Eliezer ben Yeshua (EHL-ee-eh-zer)
First Founder of Adelphism
(a.k.a. Eli, Brother)
Eliezer ben Yeshua was born in a land alive with merchants, pilgrims, and philosophers. He grew up at the crossroads of Judea, listening as much to travelers’ stories as to village prayers. From his youth, Eliezer was unsettled by boundaries — Jew and Gentile, Pharisee and Sadducee, neighbor and stranger. To him, these divisions seemed to obscure what was obvious: that all humans bore the same hunger for bread, the same longing for recognition.

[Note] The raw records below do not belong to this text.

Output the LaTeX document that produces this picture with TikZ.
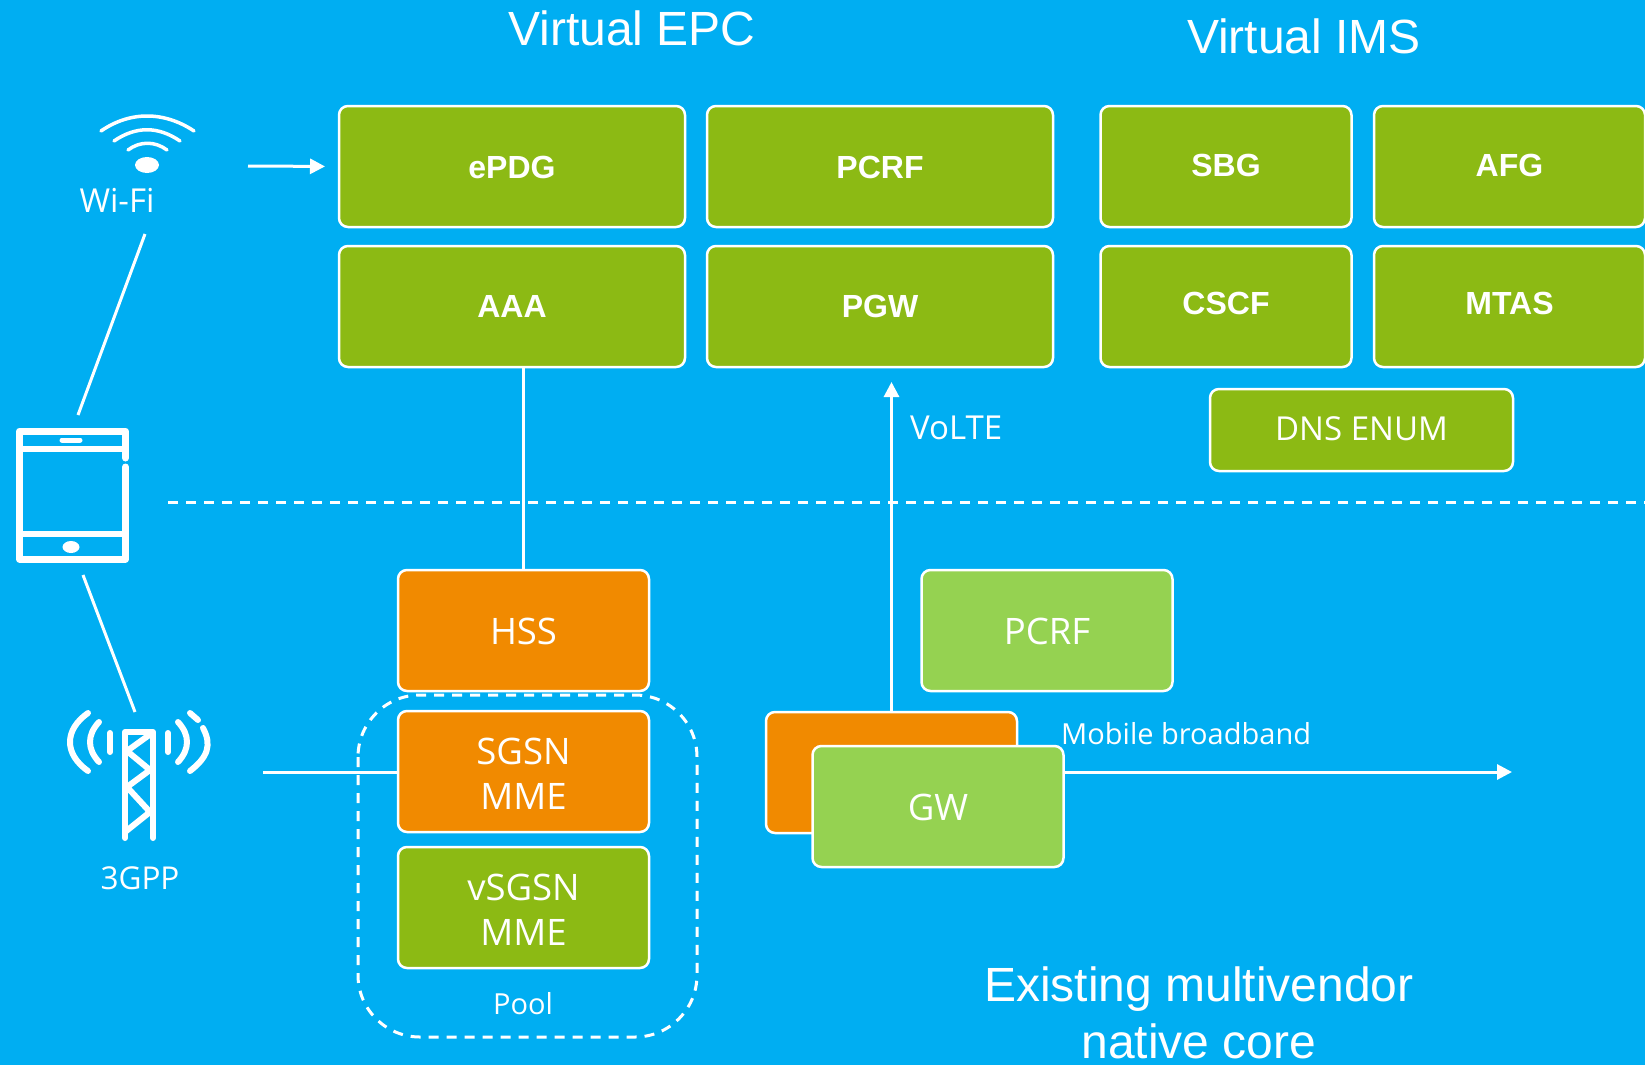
\documentclass[tikz,border=0pt]{standalone}
\usepackage{fontspec}
\setmainfont{Open Sans}
\newfontfamily\arialfont{Liberation Sans}
\usetikzlibrary{positioning,arrows.meta}
\definecolor{skyback}{HTML}{00AEF2}
\definecolor{vnfgreen}{HTML}{8CBA14}
\definecolor{nativeorange}{HTML}{F18A00}
\definecolor{nativegreen}{HTML}{95D251}
\newcommand{\liftlabel}[2]{\raisebox{#1}[\height][\depth]{#2}}
\tikzset{
  box/.style={draw=white, line width=2.5pt, rounded corners=9pt, text=white, align=center, outer sep=0pt, inner sep=0pt, font=\fontsize{36.5}{45}\selectfont},
  vbox/.style={box, fill=vnfgreen, font=\arialfont\bfseries\fontsize{32}{38}\selectfont},
  plainbox/.style={box, fill=vnfgreen},
  orangebox/.style={box, fill=nativeorange},
  lightbox/.style={box, fill=nativegreen},
  epcsize/.style={minimum width=346pt, minimum height=121pt},
  coresize/.style={minimum width=251pt, minimum height=121pt},
  whiteline/.style={draw=white, line width=3pt},
  whitearrow/.style={whiteline, -{Triangle[length=15pt,width=15pt]}},
  dashline/.style={draw=white, line width=3pt, dash pattern=on 10pt off 8pt},
  icon/.style={draw=white, line width=5pt, line cap=round, line join=round},
  label/.style={text=white, inner sep=0pt, font=\fontsize{29}{35}\selectfont},
  biglabel/.style={label, font=\fontsize{33}{40}\selectfont},
  title/.style={text=white, inner sep=0pt, align=center, font=\arialfont\fontsize{48}{57}\selectfont}
}
\begin{document}
\begin{tikzpicture}[x=1pt, y=-1pt]
    \fill[skyback] (0,0) rectangle (1645,1065);
    \useasboundingbox (0,0) rectangle (1645,1065);

    \node[title] (epctitle) at (632,28) {Virtual EPC};
    \node[title] (imstitle) at (1304,36) {Virtual IMS};

    \node[vbox, epcsize] (epdg) at (512,166.5) {\liftlabel{-1pt}{ePDG}};
    \node[vbox, epcsize, right=22pt of epdg] (pcrfv) {\liftlabel{-1pt}{PCRF}};
    \node[vbox, epcsize, below=19pt of epdg] (aaa) {AAA};
    \node[vbox, epcsize, below=19pt of pcrfv] (pgw) {PGW};

    \node[vbox, coresize] (sbg) at (1226,166.5) {\liftlabel{1pt}{SBG}};
    \node[vbox, minimum width=271pt, minimum height=121pt, right=22.5pt of sbg] (afg) {\liftlabel{1pt}{AFG}};
    \node[vbox, coresize, below=19pt of sbg] (cscf) {\liftlabel{3pt}{CSCF}};
    \node[vbox, minimum width=271pt, minimum height=121pt, below=19pt of afg] (mtas) {\liftlabel{3pt}{MTAS}};
    \node[plainbox, minimum width=303pt, minimum height=82pt, font=\fontsize{33}{40}\selectfont] (dns) at (1361.5,430) {\liftlabel{1.5pt}{DNS ENUM}};

    \node[orangebox, coresize] (hss) at (523.5,630.5) {\liftlabel{-1pt}{HSS}};
    \node[orangebox, coresize, below=20pt of hss] (sgsn) {\liftlabel{-2pt}{SGSN}\\\liftlabel{-2pt}{MME}};
    \node[plainbox, coresize, below=15pt of sgsn] (vsgsn) {\liftlabel{-2pt}{vSGSN}\\\liftlabel{-2pt}{MME}};
    \node[lightbox, coresize, right=272.5pt of hss] (pcrfn) {\liftlabel{-1pt}{PCRF}};
    \node[orangebox, coresize] (sgw) at (891.5,772.5) {};
    \node[lightbox, coresize] (gw) at (938,806.5) {\liftlabel{-1pt}{GW}};

    \node[biglabel] (wifilabel) at (117,200) {Wi-Fi};
    \node[label, font=\fontsize{31.5}{38}\selectfont] (gpplabel) at (140,878) {3GPP};
    \node[biglabel, anchor=west] (voltelabel) at (910,428) {VoLTE};
    \node[label, anchor=west] (mbblabel) at (1061,734) {Mobile broadband};
    \node[label] (poollabel) at (523,1004) {Pool};
    \node[title] (nativelabel) at (1199,1012.5) {Existing multivendor\\native core};

    \coordinate (wifiout) at (248,166);
    \coordinate (wifilink) at (145,234);
    \coordinate (tablettop) at (78,415);
    \coordinate (tabletbottom) at (83,575);
    \coordinate (towerlink) at (135,712);
    \coordinate (towerout) at (263,772);
    \coordinate (mbbend) at (1512,772);
    \coordinate (splitstart) at (168,502);
    \coordinate (splitend) at (1645,502);

    \draw[whitearrow, shorten >=14pt] (wifiout) -- (epdg.west);
    \draw[whiteline] (wifilink) -- (tablettop);
    \draw[whiteline] (tabletbottom) -- (towerlink);
    \draw[whiteline] (towerout) -- (towerout -| sgsn.west);
    \draw[whiteline] (hss.north) -- (hss.north |- aaa.south);
    \draw[whitearrow, shorten >=15pt] (sgw.north) -- (sgw.north |- pgw.south);
    \draw[whitearrow] (gw.east |- mbbend) -- (mbbend);
    \draw[dashline] (splitstart) -- (splitend);
    \draw[dashline, rounded corners=62pt] (358,695) rectangle (697,1037);

    \draw[icon, line width=3.5pt] (101,131) .. controls (130,111) and (164,111) .. (194,131);
    \draw[icon, line width=3.5pt] (114,141) .. controls (136,126) and (158,126) .. (180,141);
    \draw[icon, line width=3.5pt] (128,150) .. controls (140,141) and (155,141) .. (167,150);
    \fill[white] (147,165) ellipse [x radius=12, y radius=8];

    \draw[icon, line width=7pt] (125.5,458) -- (125.5,431) -- (19.5,431) -- (19.5,559) -- (125.5,559) -- (125.5,467);
    \draw[icon, line width=6pt, line cap=butt] (19.5,449) -- (125.5,449) (19.5,534) -- (125.5,534);
    \draw[icon] (62,440) -- (80,440);
    \fill[white] (71,547) ellipse [x radius=8.5, y radius=6];

    \draw[icon, line width=6pt] (125,838) -- (125,732) -- (153,732) -- (153,838);
    \draw[icon, line width=6pt] (152,733) -- (127,751) -- (150,770) -- (127,787) -- (150,812) -- (125,832);
    \draw[icon, line width=6pt] (110,733) -- (110,752) (168,733) -- (168,752);
    \draw[icon, line width=6pt] (99,722) .. controls (87,735) and (87,749) .. (99,762);
    \draw[icon, line width=6pt] (88,713) .. controls (64,730) and (64,754) .. (88,771);
    \draw[icon, line width=6pt] (178,722) .. controls (190,735) and (190,749) .. (178,762);
    \draw[icon, line width=6pt] (190,713) -- (198,720);
    \draw[icon, line width=6pt] (203,728) .. controls (212,745) and (208,757) .. (190,771);
\end{tikzpicture}
\end{document}
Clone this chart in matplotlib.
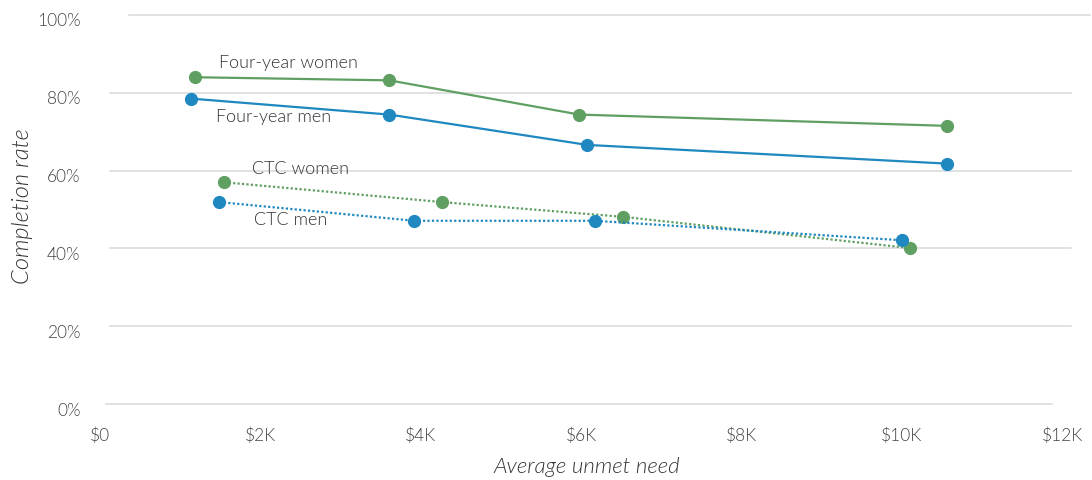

As a young man, Eliezer became known not for fiery sermons but for quiet acts of hospitality. He opened his courtyard to passersby, feeding them from his family’s stores, and encouraged his companions to linger with strangers rather than hurry them on. He had no formal school at first — only a household where compassion was practiced daily. What distinguished him was not doctrine, but presence: he listened without judgment, welcomed without suspicion.
In time, people began to speak of his “school,” though it had no walls and charged no fee. The lesson was simple: all are welcome. This was a radical teaching in a world marked by sectarian suspicion. Eliezer taught that the divine was not locked in temples but revealed whenever the stranger was received as kin. His table became his pulpit; his bread, his liturgy.
Eliezer’s life remained modest. He traveled little, wrote nothing, and claimed no authority. Yet his example spread by memory and imitation, carried by those who had sat at his table. When later generations called him the First Founder of Adelphism, it was not because he proclaimed a new faith, but because he embodied one.